De aquí se deducen consecuencias prácticas decisivas. Primero, en la clínica: los tratamientos deben integrarse en narrativas de sentido; la supresión de síntomas nunca debe ser el único criterio de juicio. Montoya Camacho y Giménez Amaya reclaman, en un libro aún por publicar, una medicina que acompañe, que reconozca la persona en su historia y en su vulnerabilidad, y que valore la restauración identitaria tanto como la restauración funcional. Segundo, en la bioética: la evaluación de tecnologías (biotecnología, dispositivos neuronales, IA en salud) ha de atender no sólo a eficacia técnica sino a su efecto en la dignidad y en la narratividad personal. Tercero, en la política social: la dependencia exige instituciones que favorezcan redes comunitarias y no reduzcan al vulnerable a un problema de coste. Estas ideas, lejos de ser utópicas, se apoyan en los estudios neurocientíficos que muestran cómo los entornos de cuidado favorecen la plasticidad adaptativa y la reconstrucción de sentido.

En este sentido, podemos hablar de una inversión normativa que conmueve el sentido común utilitarista: “la vulnerabilidad no debe ser pensada en términos de déficit, sino de don”. Esta formulación ética transforma la fragilidad en ocasión de virtud —misericordia, hospitalidad, gratitud— y replantea la concepción de la virtud como práctica relacional más que como rasgo de autosuficiencia. La tradición aristotélica y la ética de la práctica encuentran aquí un punto de encuentro con la fenomenología contemporánea y con la evidencia biológica: la persona se realiza en la trama de relaciones que sostienen y responden a la fragilidad.
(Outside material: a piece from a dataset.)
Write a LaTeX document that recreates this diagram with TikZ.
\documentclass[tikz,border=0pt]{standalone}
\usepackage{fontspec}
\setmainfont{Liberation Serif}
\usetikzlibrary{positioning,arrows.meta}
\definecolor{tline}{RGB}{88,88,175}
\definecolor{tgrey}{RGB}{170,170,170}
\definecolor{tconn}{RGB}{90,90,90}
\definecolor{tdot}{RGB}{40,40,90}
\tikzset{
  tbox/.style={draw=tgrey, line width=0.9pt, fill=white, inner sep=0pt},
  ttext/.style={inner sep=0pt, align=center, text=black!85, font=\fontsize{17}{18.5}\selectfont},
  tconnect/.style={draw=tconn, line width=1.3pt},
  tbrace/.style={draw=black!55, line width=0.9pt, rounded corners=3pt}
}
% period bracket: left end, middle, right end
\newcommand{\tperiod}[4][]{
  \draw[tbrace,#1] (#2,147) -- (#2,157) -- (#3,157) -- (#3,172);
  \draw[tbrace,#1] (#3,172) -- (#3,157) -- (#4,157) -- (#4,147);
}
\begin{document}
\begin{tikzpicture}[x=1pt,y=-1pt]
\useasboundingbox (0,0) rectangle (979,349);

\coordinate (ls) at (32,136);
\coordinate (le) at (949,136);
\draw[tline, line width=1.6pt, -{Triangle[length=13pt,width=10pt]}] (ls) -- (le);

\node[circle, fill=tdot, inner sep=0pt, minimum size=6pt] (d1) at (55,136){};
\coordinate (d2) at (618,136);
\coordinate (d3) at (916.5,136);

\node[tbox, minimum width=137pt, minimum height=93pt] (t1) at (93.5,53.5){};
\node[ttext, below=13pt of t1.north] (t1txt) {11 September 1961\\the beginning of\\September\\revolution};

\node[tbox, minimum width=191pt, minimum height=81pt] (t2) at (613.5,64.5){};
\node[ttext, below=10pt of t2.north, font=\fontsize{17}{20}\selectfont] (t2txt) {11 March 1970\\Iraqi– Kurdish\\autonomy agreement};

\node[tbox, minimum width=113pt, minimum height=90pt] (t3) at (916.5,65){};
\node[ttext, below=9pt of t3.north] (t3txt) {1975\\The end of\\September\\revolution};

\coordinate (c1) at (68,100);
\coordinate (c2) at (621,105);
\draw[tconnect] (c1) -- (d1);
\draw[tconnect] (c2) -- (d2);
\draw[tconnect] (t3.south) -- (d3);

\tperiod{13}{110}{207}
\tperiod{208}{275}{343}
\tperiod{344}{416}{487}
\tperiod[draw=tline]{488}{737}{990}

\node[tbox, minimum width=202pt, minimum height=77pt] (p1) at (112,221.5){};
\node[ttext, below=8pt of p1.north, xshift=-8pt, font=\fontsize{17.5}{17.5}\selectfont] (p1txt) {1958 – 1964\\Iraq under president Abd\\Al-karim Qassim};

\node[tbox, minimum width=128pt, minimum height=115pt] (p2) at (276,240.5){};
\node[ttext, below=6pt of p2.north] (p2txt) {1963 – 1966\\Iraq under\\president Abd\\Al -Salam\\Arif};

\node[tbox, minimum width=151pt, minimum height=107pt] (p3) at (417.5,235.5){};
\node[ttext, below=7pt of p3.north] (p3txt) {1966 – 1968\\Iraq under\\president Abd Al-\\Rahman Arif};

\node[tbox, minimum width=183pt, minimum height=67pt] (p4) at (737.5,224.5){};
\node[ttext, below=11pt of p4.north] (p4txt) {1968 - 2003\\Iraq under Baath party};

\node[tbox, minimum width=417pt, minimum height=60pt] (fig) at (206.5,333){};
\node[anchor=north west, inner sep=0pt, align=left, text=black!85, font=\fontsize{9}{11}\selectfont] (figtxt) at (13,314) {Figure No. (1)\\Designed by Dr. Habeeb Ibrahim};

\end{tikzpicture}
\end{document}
La convergencia entre la aportación neurocientífica de Giménez Amaya y las tesis desarrolladas en su libro con Montoya Camacho no es mera afinidad retórica; es una invitación a alcanzar una nueva reflexión antropológica sobre el ser humano, y llegar hasta sus dimensiones éticas más prácticas, para transformar instituciones y hábitos. Si la neurociencia confirma la encarnación de la mente y la antropología y fenomenología muestran cómo la vulnerabilidad abre a la trascendencia, entonces la universidad, la clínica y la esfera pública deberán formar profesionales, diseñar protocolos y legislar políticas que integren pericia técnica y comprensión integral del ser humano. El reto es práctico: trasladar una antropología realista y esperanzada a prácticas que cuiden la dignidad integral de la persona.

Para quienes investigamos en la intersección de ciencia, razón y fe, la propuesta de Corporalidad, tecnología y deseo de salvación: apuntes para una antropología de la vulnerabilidad es clara y exigente. Su base se encuentra en la ponencia del profesor Giménez Amaya indicada más arriba. La fragilidad ya no es un problema a minimizar unilateralmente: es el lugar desde el que se puede reconstruir una vida plena, comunitaria y orientada a la esperanza. En síntesis: la vulnerabilidad puede convertirse en fundamento de una comunidad verdaderamente humana, si aprendemos a responder a ella no con indiferencia ni instrumentalidad, sino con cuidado, justicia y hospitalidad. Esa tarea reclama la colaboración estrecha entre neurólogos, filósofos, teólogos, clínicos y legisladores —una coalición amplia para custodiar la dignidad humana en su carne y en su espíritu.